There can come a point in the development and expansion of your website where you need to migrate it. The reason could be to move it from a shared hosting to a VPS, a dedicated server, or to a new web hosting company altogether. With any website migration, there are risks, especially if a specific set of steps are not followed in order.
These risks include the website no longer functioning properly, missing elements, a loss of data, poor website performance, and it can even cause your website to no longer be indexed by the search engines and therefore lose its rankings. In order to ensure none of the previous risks manifest themselves into reality here are the 10 steps you should follow when migrating your website between hosting companies.
#1: Retain Your Existing Website…For Now: This first one is not actually a step but a definite ‘DO NOT’, which is under no circumstances should you take down your existing website from its current hosting until it is properly migrated and tested as being 100% operational on its new hosting.
#2: Create A Copy Of Your Website: You next need to create a copy of your current website and upload it to your new hosting account. One point here that as you are keeping your current site live, you will initially need to upload the new one to a subdomain as the same domain cannot exist for two separate websites, even if they are identical.
#3: Prevent Search Engines From Indexing The New Website: Until your new website is fully functional you do not want Google’s, or any other search engine’s spiders indexing it, as this can flag up errors that negatively impact your present rankings. Use a robot.txt file or password protect the site to prevent the spiders from accessing it.
#4: Test The Appearance And Functioning Of Your New Website: This can take some time and some patience as you literally have to go through every page and test all your website’s functions. This includes making sure everything appears as it should, that media works, and that any interactive functions operate properly.
#5: Temporarily Reallow Google Access Your New Site: You want to ensure that when your new site goes live Google will once again be able to crawl it. Now that you have tested it for errors and are happy there are none, add your website to Google Search Console to make sure it can crawl it. If it can, reinstate the blocking of access once again.
#6: Test The Loading Speed Of Your New Website: You should already know that a fast website and page loading speed are essential for a number of reasons. As such, check your new website’s load speeds in comparison to your old website. A great tool for testing website speeds is Google’s Page Speed Insight tool.
#7: Update Your Nameservers: Whichever domain name service you use, you will need to go there and update your DNS settings to those of your new hosting service. This effectively tells the internet and any browser that instead of your old website, it should now send visitors to your new website.

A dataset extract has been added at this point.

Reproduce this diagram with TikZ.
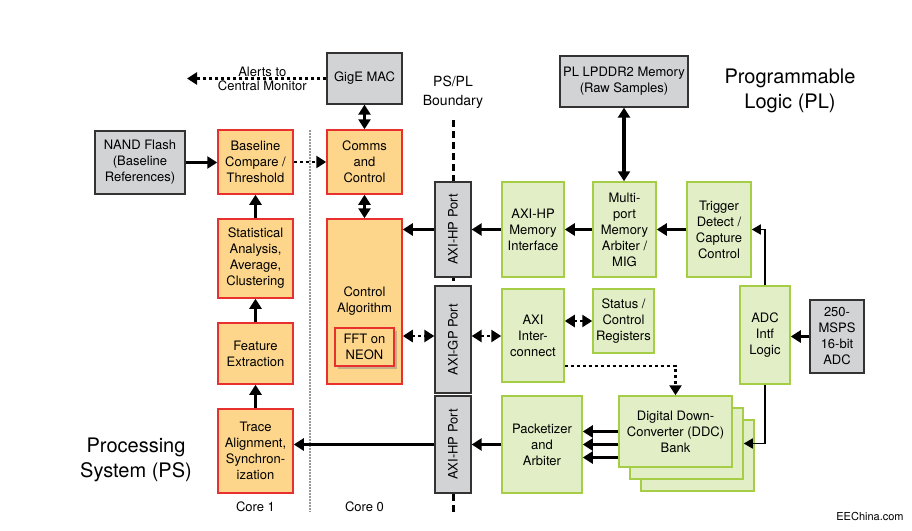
\documentclass[tikz,border=0pt]{standalone}
\usepackage{fontspec}
\setmainfont{TeX Gyre Heros}
\usepackage{graphicx}
\usetikzlibrary{arrows.meta,shadows}
\pgfdeclarelayer{background}
\pgfsetlayers{background,main}
\definecolor{psfill}{HTML}{FDD68B}
\definecolor{psline}{HTML}{E8312F}
\definecolor{plfill}{HTML}{E2EEC5}
\definecolor{plline}{HTML}{A5CD45}
\definecolor{exfill}{HTML}{D1D3D4}
\newcommand\boxfont{\fontsize{13}{16}\selectfont}
\newcommand\bigfont{\fontsize{20}{25}\selectfont}
\tikzstyle{ps}=[draw=psline, fill=psfill, line width=1.5pt, align=center,
    font=\boxfont, inner sep=1pt]
\tikzstyle{pl}=[draw=plline, fill=plfill, line width=1.5pt, align=center,
    font=\boxfont, inner sep=1pt]
\tikzstyle{ext}=[draw=black!80, fill=exfill, line width=1.3pt, align=center,
    font=\boxfont, inner sep=1pt]
\tikzstyle{port}=[ext, minimum width=36]
\tikzstyle{flow}=[line width=3.2pt, -{Triangle[length=10pt,width=12pt]}]
\tikzstyle{flow2}=[line width=3.2pt,
    {Triangle[length=10pt,width=12pt]}-{Triangle[length=10pt,width=12pt]}]
\tikzstyle{bus}=[line width=2.6pt, dash pattern=on 3pt off 3pt,
    -{Triangle[length=10pt,width=12pt]}]
\tikzstyle{bus2}=[line width=2.6pt, dash pattern=on 3pt off 3pt,
    {Triangle[length=10pt,width=12pt]}-{Triangle[length=10pt,width=12pt]}]
\tikzstyle{wire}=[line width=1.5pt, -{Triangle[length=9pt,width=10pt]}]
\def\hplev{229.5}
\def\ddcdx{11}
\def\ddcdy{12}

\begin{document}
\begin{tikzpicture}[x=1pt, y=-1pt]
    \useasboundingbox (0,0) rectangle (912,530);

    % processing system
    \node (nand) at (140,162.5) [ext, minimum width=90, minimum height=63]
        {NAND Flash\\(Baseline\\References)};
    \node (base) at (255.5,162) [ps, minimum width=75, minimum height=64]
        {Baseline\\Compare /\\Threshold};
    \node (stat) at (255.5,258.5) [ps, minimum width=75, minimum height=79]
        {Statistical\\Analysis,\\Average,\\Clustering};
    \node (feat) at (255.5,353.5) [ps, minimum width=75, minimum height=61]
        {Feature\\Extraction};
    \node (trace) at (255.5,451) [ps, minimum width=75, minimum height=84]
        {Trace\\Alignment,\\Synchron-\\ization};
    \node (gige) at (364.5,78.5) [ext, minimum width=75, minimum height=51]
        {GigE MAC};
    \node (comms) at (364.5,162) [ps, minimum width=75, minimum height=64]
        {Comms\\and\\Control};
    \node (ctrl) at (364.5,301.5) [ps, minimum width=75, minimum height=165]
        {Control\\Algorithm};
    \node (fft) at (364.5,347) [ps, minimum width=59, minimum height=38,
        drop shadow={opacity=0.45, shadow xshift=3pt, shadow yshift=-3pt}]
        {FFT on\\NEON};

    % ports on the boundary
    \node (hp1) at (453,229.5) [port, minimum height=95]
        {\rotatebox{90}{AXI-HP Port}};
    \node (gp) at (453,339.5) [port, minimum height=107]
        {\rotatebox{90}{AXI-GP Port}};
    \node (hp2) at (453,444.5) [port, minimum height=97]
        {\rotatebox{90}{AXI-HP Port}};

    % programmable logic
    \node (hpmem) at (533,\hplev) [pl, minimum width=62, minimum height=95]
        {AXI-HP\\Memory\\Interface};
    \node (mport) at (624.5,\hplev) [pl, minimum width=63, minimum height=95]
        {Multi-\\port\\Memory\\Arbiter /\\MIG};
    \node (trig) at (719,\hplev) [pl, minimum width=64, minimum height=95]
        {Trigger\\Detect /\\Capture\\Control};
    \node (lpddr) at (624,81.5) [ext, minimum width=128, minimum height=51]
        {PL LPDDR2 Memory\\(Raw Samples)};
    \node (axi) at (533,335.5) [pl, minimum width=62, minimum height=93]
        {AXI\\Inter-\\connect};
    \node (regs) at (623.5,321) [pl, minimum width=61, minimum height=64]
        {Status /\\Control\\Registers};
    \node (adcif) at (765,335) [pl, minimum width=50, minimum height=98]
        {ADC\\Intf\\Logic};
    \node (adc) at (837,336.5) [ext, minimum width=54, minimum height=73]
        {250-\\MSPS\\16-bit\\ADC};
    \node (pack) at (542,444.5) [pl, minimum width=80, minimum height=97]
        {Packetizer\\and\\Arbiter};
    % stacked DDC bank, back to front
    \path (675.5,431.5)+(2*\ddcdx,2*\ddcdy) node (ddc3) [pl, minimum width=113,
        minimum height=71] {};
    \path (675.5,431.5)+(\ddcdx,\ddcdy) node (ddc2) [pl, minimum width=113,
        minimum height=71] {};
    \node (ddc) at (675.5,431.5) [pl, minimum width=113, minimum height=71]
        {Digital Down-\\Converter (DDC)\\Bank};

    % labels
    \node (pslabel) at (136,460) [font=\bigfont, align=center]
        {Processing\\System (PS)};
    \node (pllabel) at (790,91) [font=\bigfont, align=center]
        {Programmable\\Logic (PL)};
    \node (bnd) at (453,92.5) [font=\fontsize{14}{18.5}\selectfont, align=center]
        {PS/PL\\Boundary};
    \node (core1) at (255.5,507) [font=\boxfont] {Core 1};
    \node (core0) at (364.5,507) [font=\boxfont] {Core 0};
    \node (src) at (870,516) [font=\fontsize{11}{13}\selectfont] {EEChina.com};

    % helper coordinates
    \coordinate (alert) at (187,78.5);
    \coordinate (gplev) at (0,336);
    \coordinate (ddclev) at (0,366);
    \coordinate (btop) at (453,120);
    \coordinate (bbot) at (453,515);
    \coordinate (ctop) at (310,130);
    \coordinate (cbot) at (310,512);

    % connectors
    \draw [bus] (gige.west) -- (alert)
        node [pos=0.46, above, inner sep=1pt, font=\boxfont] {Alerts to}
        node [pos=0.46, below, inner sep=1pt, font=\boxfont] {Central Monitor};
    \draw [flow] (nand.east) -- (nand.east -| base.west);
    \draw [bus] (base.east) -- (comms.west);
    \draw [flow2] (gige.south) -- (comms.north);
    \draw [flow2] (comms.south) -- (ctrl.north);
    \draw [flow] (stat.north) -- (base.south);
    \draw [flow] (feat.north) -- (stat.south);
    \draw [flow] (trace.north) -- (feat.south);

    \draw [flow] (hp1.west) -- (hp1.west -| ctrl.east);
    \draw [flow] (hpmem.west) -- (hp1.east);
    \draw [flow] (mport.west) -- (hpmem.east);
    \draw [flow] (trig.west) -- (mport.east);
    \draw [flow2] (lpddr.south) -- (lpddr.south |- mport.north);

    \draw [bus2] (ctrl.east |- gplev) -- (gp.west |- gplev);
    \draw [bus2] (gp.east |- gplev) -- (axi.west |- gplev);
    \draw [bus2] (axi.east |- regs.west) -- (regs.west);
    \draw [bus] (axi.east |- ddclev) -| (ddc.north);

    \foreach \dy/\nm in {0/a,13/b,26/c} {
        \path (ddc.west)+(0,\dy) coordinate (ddc\nm);
        \draw [flow] (ddc\nm) -- (ddc\nm -| pack.east);
    }
    \draw [flow] (pack.west) -- (hp2.east);
    \draw [flow] (hp2.west) -- (hp2.west -| trace.east);

    \draw [flow] (adc.west) -- (adc.west -| adcif.east);
    \draw [wire] (adcif.north) |- (trig.east);
    \draw [wire] (adcif.south) |- (ddc2.east);

    \begin{pgfonlayer}{background}
        % boundary and core split
        \draw [line width=3pt, dash pattern=on 7pt off 4pt] (btop) -- (bbot);
        \draw [black!40, line width=1.5pt, dash pattern=on 1.5pt off 1.5pt]
            (ctop) -- (cbot);
    \end{pgfonlayer}
\end{tikzpicture}
\end{document}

#8: Switch Your New Website Back To Its Main Domain: Once you have updated the nameservers it will take time for that to be processed, and in that time you want to switch your new website from its temporary subdomain to its main domain. This can be done by copying the website within your cPanel, and you will also have to make some changes in your WordPress admin area.
#9: Allow Search Engines To Crawl Your Website Again: You now want the search engine spiders to be able to crawl your new website so remove anything you had set up to block them.
#10: Check For Redirects And Retest Your Website: A final bit of housekeeping that involves checking any redirects that you might have previously set up on your old website are still working. In addition, there is no harm in rechecking that everything is still working on your website.